Reproduce exactly the lines below, from the first one through the line containing "const yMin = -2.55, yMax = 20.45;", and omit any pictures.

※

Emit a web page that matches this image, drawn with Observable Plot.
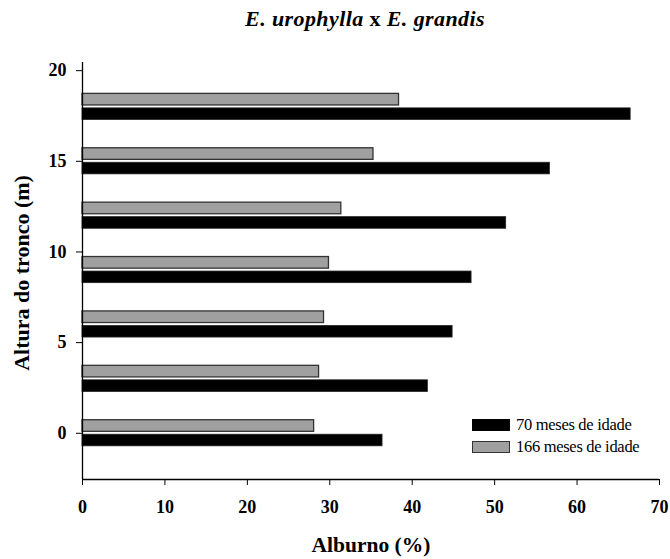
<!DOCTYPE html>
<html>
<head>
<meta charset="utf-8">
<script src="https://cdn.jsdelivr.net/npm/d3@7"></script>
<script src="https://cdn.jsdelivr.net/npm/@observablehq/plot@0.6"></script>
<style>
  body { margin: 0; background: #fff; }
  #wrap { position: relative; width: 670px; height: 559px; font-family: "Liberation Serif", "Times New Roman", serif; }
  #title { position: absolute; top: 6px; left: 0; width: 730px; text-align: center; font-size: 22px; letter-spacing: 0.4px; font-weight: bold; color: #000; }
  .legend { position: absolute; left: 472px; font-size: 16.5px; color: #000; letter-spacing: -0.3px; display: flex; align-items: center; line-height: 18px; }
  .sw { width: 38px; height: 12px; box-sizing: border-box; margin-right: 6px; }
</style>
</head>
<body>
<div id="wrap">
  <div id="title"><i>E. urophylla</i> x <i>E. grandis</i></div>
  <div id="chart"></div>
  <div class="legend" style="top:416px"><div class="sw" style="background:#000"></div>70 meses de idade</div>
  <div class="legend" style="top:438px"><div class="sw" style="background:#a0a0a0;border:1.5px solid #333"></div>166 meses de idade</div>
</div>
<script>
// Stem height (m) and sapwood share (%) at two stand ages
const alturas = [0, 3, 6, 9, 12, 15, 18];
const alburno70 = [36.4, 41.9, 44.9, 47.2, 51.4, 56.7, 66.5];
const alburno166 = [28.1, 28.7, 29.3, 29.9, 31.4, 35.3, 38.4];
const xTicks = [0, 10, 20, 30, 40, 50, 60, 70];
const yTicks = [0, 5, 10, 15, 20];

const half = 0.32;   // half bar thickness in metres
const shift = 0.4;   // offset of each series from its height
const rows70 = alturas.map((h, i) => ({h, v: alburno70[i]}));
const rows166 = alturas.map((h, i) => ({h, v: alburno166[i]}));
const yMin = -2.55, yMax = 20.45;

const font = {fontFamily: "Liberation Serif", fontWeight: "bold"};

const chart = Plot.plot({
  width: 670,
  height: 559,
  marginLeft: 82,
  marginRight: 11,
  marginTop: 62,
  marginBottom: 80,
  style: {fontFamily: "Liberation Serif", fontSize: "18px", fontWeight: "bold", color: "#000", background: "transparent", overflow: "visible"},
  x: {domain: [0, 70]},
  y: {domain: [yMin, yMax]},
  marks: [
    Plot.rect(rows166, {x1: 0, x2: "v", y1: d => d.h + shift - half, y2: d => d.h + shift + half, fill: "#a0a0a0", stroke: "#333", strokeWidth: 1.3}),
    Plot.rect(rows70, {x1: 0, x2: "v", y1: d => d.h - shift - half, y2: d => d.h - shift + half, fill: "#000", stroke: "#222", strokeWidth: 0.8}),
    Plot.ruleX([0], {stroke: "#000", strokeWidth: 1.3}),
    Plot.ruleY([yMin], {stroke: "#000", strokeWidth: 1.3}),
    Plot.axisX(xTicks, {ticks: xTicks, tickSize: 6, tickPadding: 15, label: null, fontSize: 18, ...font}),
    Plot.axisY(yTicks, {ticks: yTicks, tickSize: 6, tickPadding: 10, label: null, fontSize: 18, ...font}),
    Plot.text(["Alburno (%)"], {frameAnchor: "bottom", dy: 66, fontSize: 21.5, textAnchor: "middle", lineAnchor: "middle", ...font}),
    Plot.text(["Altura do tronco (m)"], {frameAnchor: "left", dx: -61, dy: 2, rotate: -90, fontSize: 22, textAnchor: "middle", lineAnchor: "middle", ...font})
  ]
});
document.getElementById("chart").appendChild(chart);
</script>
</body>
</html>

※

**RESPONSE FOR THIS EXERCISE**
Emit a web page that matches this image, drawn with Observable Plot.
<!DOCTYPE html>
<html>
<head>
<meta charset="utf-8">
<script src="https://cdn.jsdelivr.net/npm/d3@7"></script>
<script src="https://cdn.jsdelivr.net/npm/@observablehq/plot@0.6"></script>
<style>
  body { margin: 0; background: #fff; }
  #wrap { position: relative; width: 670px; height: 559px; font-family: "Liberation Serif", "Times New Roman", serif; }
  #title { position: absolute; top: 6px; left: 0; width: 730px; text-align: center; font-size: 22px; letter-spacing: 0.4px; font-weight: bold; color: #000; }
  .legend { position: absolute; left: 472px; font-size: 16.5px; color: #000; letter-spacing: -0.3px; display: flex; align-items: center; line-height: 18px; }
  .sw { width: 38px; height: 12px; box-sizing: border-box; margin-right: 6px; }
</style>
</head>
<body>
<div id="wrap">
  <div id="title"><i>E. urophylla</i> x <i>E. grandis</i></div>
  <div id="chart"></div>
  <div class="legend" style="top:416px"><div class="sw" style="background:#000"></div>70 meses de idade</div>
  <div class="legend" style="top:438px"><div class="sw" style="background:#a0a0a0;border:1.5px solid #333"></div>166 meses de idade</div>
</div>
<script>
// Stem height (m) and sapwood share (%) at two stand ages
const alturas = [0, 3, 6, 9, 12, 15, 18];
const alburno70 = [36.4, 41.9, 44.9, 47.2, 51.4, 56.7, 66.5];
const alburno166 = [28.1, 28.7, 29.3, 29.9, 31.4, 35.3, 38.4];
const xTicks = [0, 10, 20, 30, 40, 50, 60, 70];
const yTicks = [0, 5, 10, 15, 20];

const half = 0.32;   // half bar thickness in metres
const shift = 0.4;   // offset of each series from its height
const rows70 = alturas.map((h, i) => ({h, v: alburno70[i]}));
const rows166 = alturas.map((h, i) => ({h, v: alburno166[i]}));
const yMin = -2.55, yMax = 20.45;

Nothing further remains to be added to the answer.